The mobile applications, in the tested versions 2.4.2 (Android) and 2.5.0 (iOS), do not reveal any real weaknesses in both static and dynamic analysis: security-relevant areas, such as the implementation of encrypted communication, including an adequate certificate verification, are implemented correctly and comprehensively – a point that we unfortunately often find different. Also the storage locally on the user smartphone proves to be secured and without the obvious possibility for other potentially malicious applications to access user data. All in all, everything is on a solid security level.
However, there is one point about the actual functionality of the application that we do not like as much, although we can understand the manufacturer’s idea behind it. As we already mentioned in the Nuki Combo test, it is possible to add new users with full rights by default with physical access to the Nuki Bridge, without informing other users and without requiring a password or PIN. The option can be disabled via menu, but is enabled by default. Here we would wish for a PIN query (which in this case would not greatly affect the user experience) or at least a user notification after the bridge was manually operated and a user was added.
For the analysis of the local communication two channels come into question with the Nuki solution, which must be considered here: On the one hand the local network traffic and on the other hand the communication via Bluetooth. In both areas, our testers could not identify any signs of potentially critical vulnerabilities: The communication via the local network is completely encrypted and thus protected against attackers in the user’s own network. Against the Bluetooth communication we have run a list of standard attacks, which contains different sniffing, denial and replay attacks. Apart from the typical denial attacks (so-called jamming), for which every radio connection is potentially suspectible, we could not identify any critical weak points either.
In principle, there is nothing wrong with the communication via Internet: All communication from and to the application or bridge is completely encrypted and an adequate certificate verification should prevent attackers from sneaking into the connection as Man-in-the-Middle. According to our tests, this works reliably in almost all cases.
For a few bridge connections alone, we were able to determine that the bridge recognizes the invalid certificate presented by our Man-in-the-Middle and reports it, but explicitly decides to ignore the error and continue the connection anyway. In the observed cases, however, this did not give us a critical advantage as the attacker.
We had already analysed Nuki’s product data privacy statement in this year’s Nuki Combo 2.0 certificate test and rated it with ‘excellent’. The current version of the data privacy statement (May 2018) still corresponds to the one already considered. Accordingly, we did not notice any changes and the positive rating still applies: The statement contains all essential information, described in a simple and understandable way and localized to several languages. User data is only shared with third parties if this is necessary for the provision of product functionality.

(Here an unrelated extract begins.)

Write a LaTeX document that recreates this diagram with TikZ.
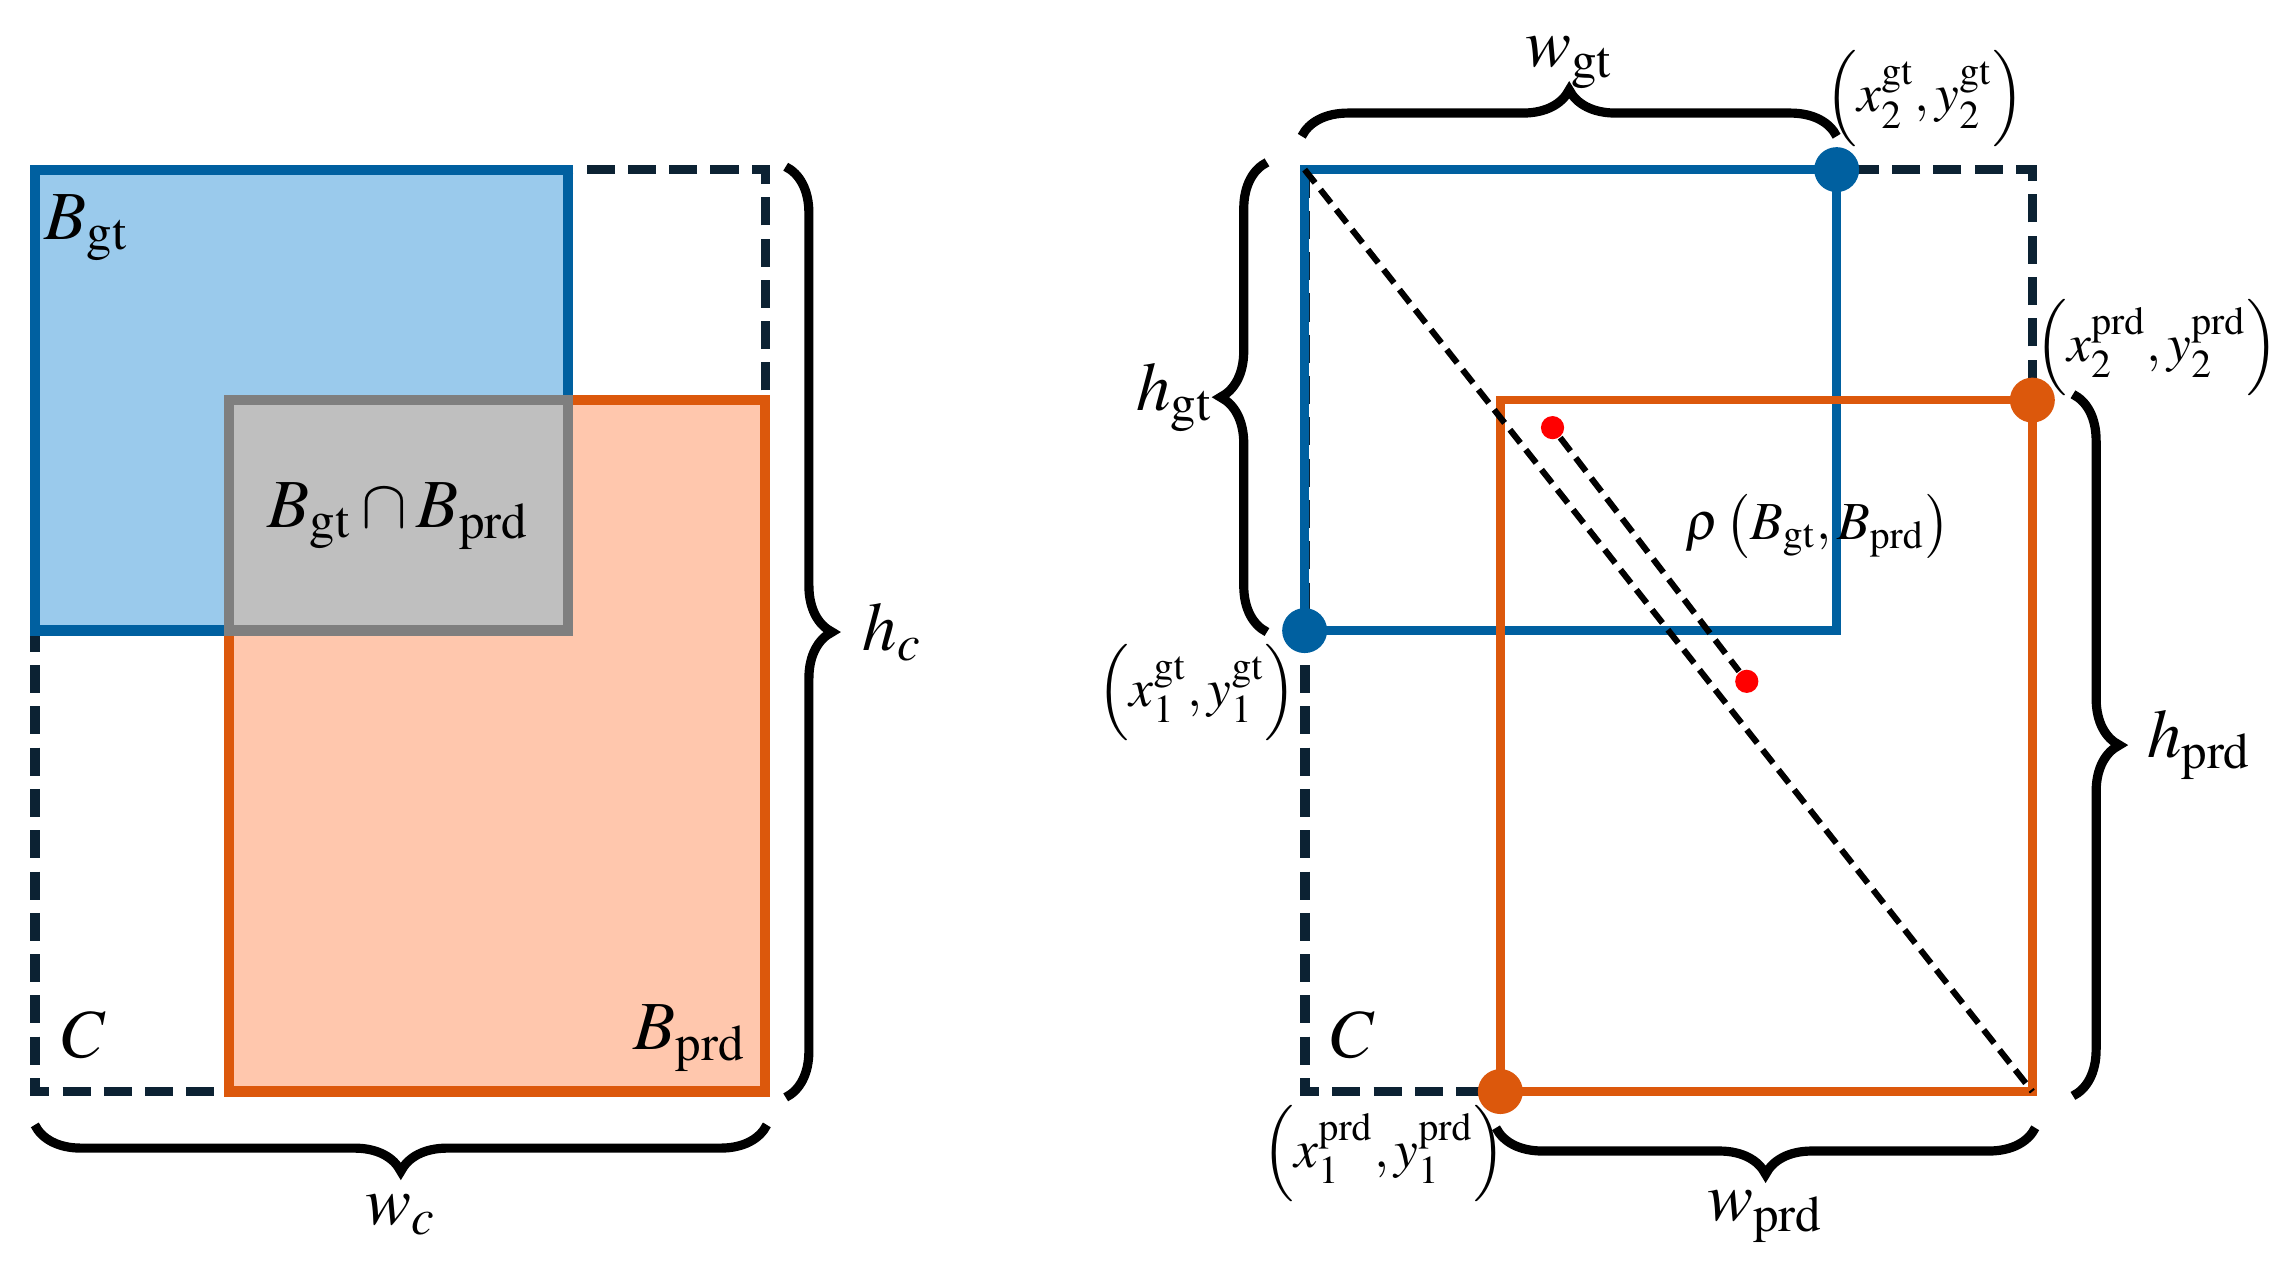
\documentclass[tikz,border=0pt]{standalone}
\usepackage{mathptmx}
\usepackage{tikz}
\usetikzlibrary{decorations.pathreplacing, positioning}

\definecolor{gtBlue}{HTML}{0060A0}
\definecolor{gtFill}{HTML}{9ACAEC}
\definecolor{prdOrange}{HTML}{DC580C}
\definecolor{prdFill}{HTML}{FFC7AD}
\definecolor{capGray}{HTML}{7F7F7F}
\definecolor{capFill}{HTML}{BFBFBF}
\definecolor{hullDark}{HTML}{0C2233}

\begin{document}
\begin{tikzpicture}[x=0.01cm, y=-0.01cm,
  gtbox/.style={draw=gtBlue, line width=2pt},
  prdbox/.style={draw=prdOrange, line width=2pt},
  capbox/.style={draw=capGray, fill=capFill, line width=2pt},
  hull/.style={draw=hullDark, line width=1.9pt, dash pattern=on 5.5pt off 2.6pt},
  diag/.style={draw=black, line width=1.2pt, dash pattern=on 3.3pt off 1.7pt},
  brc/.style={decorate, decoration={brace, amplitude=0.32cm}, line width=1.8pt},
  lbl/.style={font=\fontsize{13.5}{16}\selectfont, inner sep=0pt},
  crd/.style={font=\fontsize{10.5}{13}\selectfont, inner sep=0pt},
  gtdot/.style={circle, fill=gtBlue, minimum size=0.31cm, inner sep=0pt},
  prddot/.style={circle, fill=prdOrange, minimum size=0.31cm, inner sep=0pt},
  cdot/.style={circle, fill=red, minimum size=0.16cm, inner sep=0pt}
]
  \useasboundingbox (0,0) rectangle (1568,881);

  % left panel
  \coordinate (lcTL) at (24,117);
  \coordinate (lcBR) at (528,753);
  \coordinate (lgBR) at (392,435);
  \coordinate (lpTL) at (158,276);

  \draw[hull] (lcTL) rectangle (lcBR);
  \draw[prdbox, fill=prdFill] (lpTL) rectangle (lcBR);
  \draw[gtbox, fill=gtFill] (lcTL) rectangle (lgBR);
  \draw[capbox] (lpTL) rectangle (lgBR);

  \node[lbl] (bgt) at (60,157) {$B_{\mathrm{gt}}$};
  \node[lbl] (inter) at (275,356) {$B_{\mathrm{gt}}\cap B_{\mathrm{prd}}$};
  \node[lbl] (cl) at (58,714) {$C$};
  \node[lbl] (bprd) at (476,716) {$B_{\mathrm{prd}}$};

  \coordinate (hcA) at (542,115);
  \coordinate (hcB) at (542,757);
  \coordinate (wcA) at (529,776);
  \coordinate (wcB) at (24,776);
  \draw[brc] (hcA) -- (hcB) node[lbl, midway, right=0.5cm] (hc) {$h_c$};
  \draw[brc] (wcA) -- (wcB) node[lbl, midway, below=0.45cm] (wc) {$w_c$};

  % right panel
  \coordinate (rcTL) at (900,117);
  \coordinate (rcBR) at (1402,753);
  \coordinate (rgBR) at (1267,435);
  \coordinate (rpTL) at (1035,276);

  \draw[hull] (rcTL) rectangle (rcBR);
  \draw[gtbox, line width=1.7pt] (rcTL) rectangle (rgBR);
  \draw[prdbox, line width=1.7pt] (rpTL) rectangle (rcBR);
  \draw[diag] (rcTL) -- (rcBR);

  \node[cdot] (cgt) at (1071,295) {};
  \node[cdot] (cprd) at (1205,470) {};
  \draw[diag] (cgt) -- (cprd);

  \node[gtdot] (gt1) at (rcTL |- rgBR) {};
  \node[gtdot] (gt2) at (rgBR |- rcTL) {};
  \node[prddot] (prd1) at (rpTL |- rcBR) {};
  \node[prddot] (prd2) at (rcBR |- rpTL) {};

  \node[crd] (gt2l) at (1328,68) {$\left(x_2^{\mathrm{gt}},y_2^{\mathrm{gt}}\right)$};
  \node[crd] (prd2l) at (1488,240) {$\left(x_2^{\mathrm{prd}},y_2^{\mathrm{prd}}\right)$};
  \node[crd] (gt1l) at (826,478) {$\left(x_1^{\mathrm{gt}},y_1^{\mathrm{gt}}\right)$};
  \node[crd] (prd1l) at (955,796) {$\left(x_1^{\mathrm{prd}},y_1^{\mathrm{prd}}\right)$};
  \node[crd] (rho) at (1254,363) {$\rho\left(B_{\mathrm{gt}},B_{\mathrm{prd}}\right)$};
  \node[lbl] (cr) at (933,714) {$C$};

  \coordinate (wgtA) at (898,94);
  \coordinate (wgtB) at (1267,94);
  \coordinate (hgtA) at (874,436);
  \coordinate (hgtB) at (874,112);
  \coordinate (hprdA) at (1430,272);
  \coordinate (hprdB) at (1430,756);
  \coordinate (wprdA) at (1404,778);
  \coordinate (wprdB) at (1032,778);
  \draw[brc] (wgtA) -- (wgtB) node[lbl, midway, above=0.3cm] (wgt) {$w_{\mathrm{gt}}$};
  \draw[brc] (hgtA) -- (hgtB) node[lbl, midway, left=0.34cm] (hgt) {$h_{\mathrm{gt}}$};
  \draw[brc] (hprdA) -- (hprdB) node[lbl, midway, right=0.48cm] (hprd) {$h_{\mathrm{prd}}$};
  \draw[brc] (wprdA) -- (wprdB) node[lbl, midway, below=0.4cm] (wprd) {$w_{\mathrm{prd}}$};
\end{tikzpicture}
\end{document}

Another positive aspect is that the use of Nuki solutions is possible without explicit registration and specification of user data. Only for the web access via Nuki Web a registration under indication of mail and password is necessary. This is a practice that we unfortunately only observe very rarely.

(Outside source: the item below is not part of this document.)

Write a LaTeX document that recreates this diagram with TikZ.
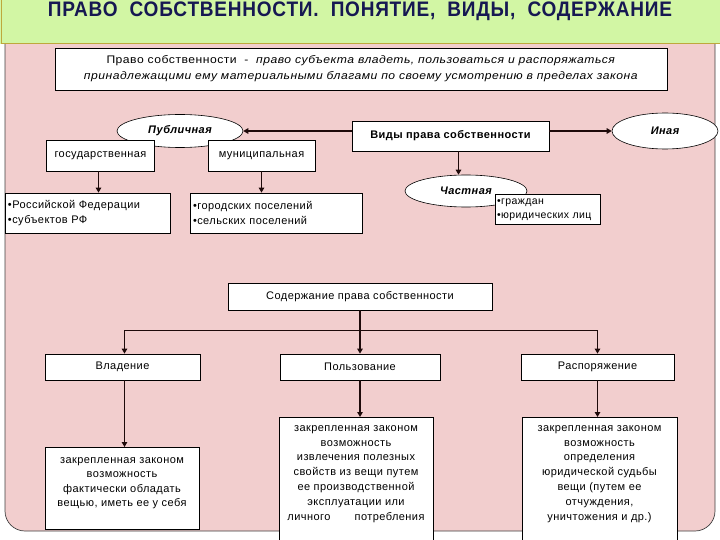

Only information and a reference to the additional data collected by Amazon (Alexa) and Google (Assistant) (if used) might have been desirable.

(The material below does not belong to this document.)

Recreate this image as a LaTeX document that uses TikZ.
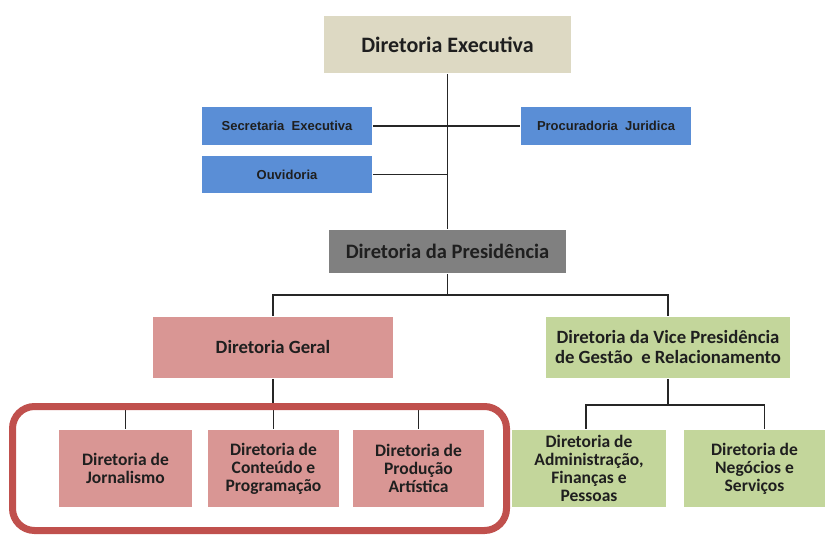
\documentclass[tikz,border=0pt]{standalone}
\usepackage{fontspec}
\setmainfont{Carlito}
\newfontfamily\arialfont{Liberation Sans}
\usetikzlibrary{calc}

\definecolor{execbeige}{HTML}{DDD9C3}
\definecolor{staffblue}{HTML}{5A8ED6}
\definecolor{presgray}{HTML}{808080}
\definecolor{geralpink}{HTML}{D99694}
\definecolor{vicegreen}{HTML}{C3D69B}
\definecolor{framered}{HTML}{C0504D}

\tikzset{
    box/.style     = {inner sep = 0pt, align = center, text = black!88, font = \bfseries},
    topbox/.style  = {box, fill = execbeige, minimum width = 247pt, minimum height = 57pt,
                      font = \bfseries\fontsize{22}{24}\selectfont},
    staffbox/.style= {box, fill = staffblue, minimum width = 170pt, minimum height = 38pt,
                      font = \arialfont\bfseries\fontsize{13}{15}\selectfont},
    presbox/.style = {box, fill = presgray, minimum width = 237pt, minimum height = 43pt,
                      font = \bfseries\fontsize{20.5}{22}\selectfont},
    midbox/.style  = {box, minimum height = 61pt, font = \bfseries\fontsize{18.7}{20}\selectfont},
    lowbox/.style  = {box, minimum height = 77pt, font = \bfseries\fontsize{17.5}{18}\selectfont},
    frame/.style   = {draw = framered, line width = 7pt, rounded corners = 22pt},
}

\begin{document}
\begin{tikzpicture}[x = 1pt, y = -1pt, black!85, line width = 1.6pt]

\useasboundingbox (0,0) rectangle (826,535);


% upper level
\node[topbox]   (exec) at (447.5, 44.5) {Diretoria Executiva};
\node[staffbox] (sec)  at (287, 126)    {Secretaria\ \ Executiva};
\node[staffbox] (proc) at (606, 126)    {Procuradoria\ \ Juridica};
\node[staffbox, minimum height = 37pt] (ouv) at (287, 174.5) {Ouvidoria};
\node[presbox]  (pres) at (447.5, 251.5) {Diretoria da Presid\^encia};

\draw (exec.south) -- (pres.north);
\draw (sec.east) -- (proc.west);
\draw (ouv.east) -- (ouv.east -| exec.south);


% middle level
\node[midbox, fill = geralpink, minimum width = 240pt] (geral) at (273, 347.5) {Diretoria Geral};
\node[midbox, fill = vicegreen, minimum width = 244pt] (vice)  at (668, 347.5)
    {Diretoria da Vice Presid\^encia\\de Gest\~ao\ \ e Relacionamento};

\coordinate (pj) at (447.5, 295);
\draw (pres.south) -- (pj);
\draw (geral.north) |- (pj) -| (vice.north);


% lower level
\node[lowbox, fill = geralpink, minimum width = 133pt] (jorn) at (125.5, 468.5) {Diretoria de\\Jornalismo};
\node[lowbox, fill = geralpink, minimum width = 131pt] (cont) at (273.5, 468.5) {Diretoria de\\Conte\'udo e\\Programa\c{c}\~ao};
\node[lowbox, fill = geralpink, minimum width = 131pt] (prod) at (418.5, 468.5) {Diretoria de\\Produ\c{c}\~ao\\Art\'istica};
\node[lowbox, fill = vicegreen, minimum width = 154pt] (adm)  at (589, 468.5)   {Diretoria de\\Administra\c{c}\~ao,\\Finan\c{c}as e\\Pessoas};
\node[lowbox, fill = vicegreen, minimum width = 141pt] (neg)  at (754.5, 468.5) {Diretoria de\\Neg\'ocios e\\Servi\c{c}os};

\coordinate (gj) at (273, 406.5);
\coordinate (vj) at (668, 405);

\draw (geral.south) -- (gj);
\foreach \NAME in {jorn, cont, prod}{
    \draw (gj) -| (\NAME.north);
    };

\draw (vice.south) -- (vj);
\draw (vj) -| ([xshift = -3pt]adm.north);
\draw (vj) -| ([xshift = 10pt]neg.north);

% highlight round the first three
\draw[frame] (12.5, 406.5) rectangle (506.5, 530.5);

\end{tikzpicture}
\end{document}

All in all, as in the previous tests, the consistently positive impression is also confirmed for the Nuki Opener: All security-relevant areas have been implemented and secured in an absolutely adequate manner and we can also attest to exemplary practice in the area of data privacy. Although there are a few minor points of criticism, they do not cloud the overall impression significantly and could be easily eliminated by the manufacturer. Accordingly, the Nuki Opener successfully passes our certification process and is awarded the seal “Approved Smart Home Product”.